A Bipartite Graph Linking Units and Zero-Divisors
Shahram Mehry, Ali Eisapoor Khasadan
TL;DR
The paper defines the bipartite zero-divisor–unit graph $B(R)$ on the sets $Z(R)^*$ and $U(R)$ with adjacency when $z+u$ remains a zero-divisor, establishing a new additive perspective on zero-divisor graphs. It provides a comprehensive graph-theoretic study, including tight results for finite reduced rings (notably a complete bipartite characterization, connectedness with diameter at most $4$, and $B(R)$ as a complete invariant in that class), along with analyses of planarity and automorphism groups.
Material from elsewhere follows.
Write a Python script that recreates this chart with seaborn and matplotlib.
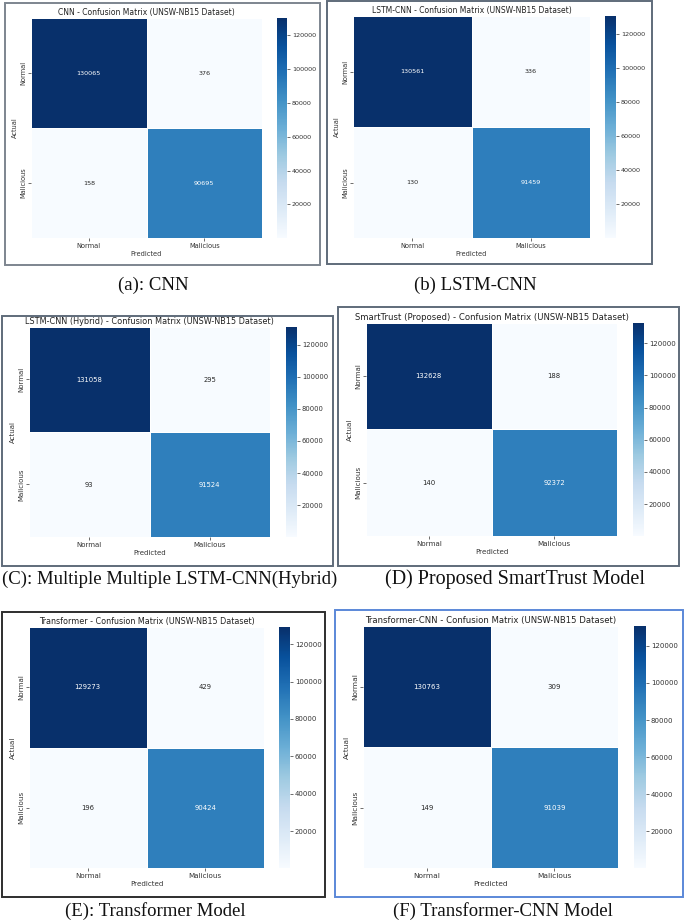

A key finding is that, for finite reduced rings, $B(R)\cong B(S)$ implies $R\cong S$, linking graph structure directly to ring structure; the work also clarifies distinctions between reduced and non-reduced rings via the graph's edges and cycles. The framework opens avenues for spectral studies, noncommutative extensions, and deeper exploration of ring equivalence through graphical invariants, highlighting the practical impact of additive, combinatorial perspectives in ring theory.
Abstract
Let $R$ be a commutative ring with identity. We introduce a novel bipartite graph $\mathcal{B}(R)$, the \textit{bipartite zero-divisor--unit graph}, whose vertex set is the disjoint union of the nonzero zero-divisors $Z(R)^*$ and the unit group $U(R)$. A vertex $z \in Z(R)^*$ is adjacent to $u \in U(R)$ if and only if $z + u \in Z(R)$. This construction provides an \textit{additive} counterpart to the well-established \textit{multiplicative} zero-divisor graphs. We investigate fundamental graph-theoretic properties of $\mathcal{B}(R)$, including connectedness, diameter, girth, chromatic number, and planarity. Explicit descriptions are given for rings such as $\mathbb{Z}_n$, finite products of fields, and local rings. Our results are sharpest for \textit{finite reduced rings}, where $\mathcal{B}(R)$ yields a graphical characterization of fields and serves as a complete invariant: $\mathcal{B}(R) \cong \mathcal{B}(S)$ implies $R \cong S$ for finite reduced rings $R$ and $S$. The graph also reveals structural distinctions between reduced and non-reduced rings, underscoring its utility in the interplay between ring-theoretic and combinatorial properties.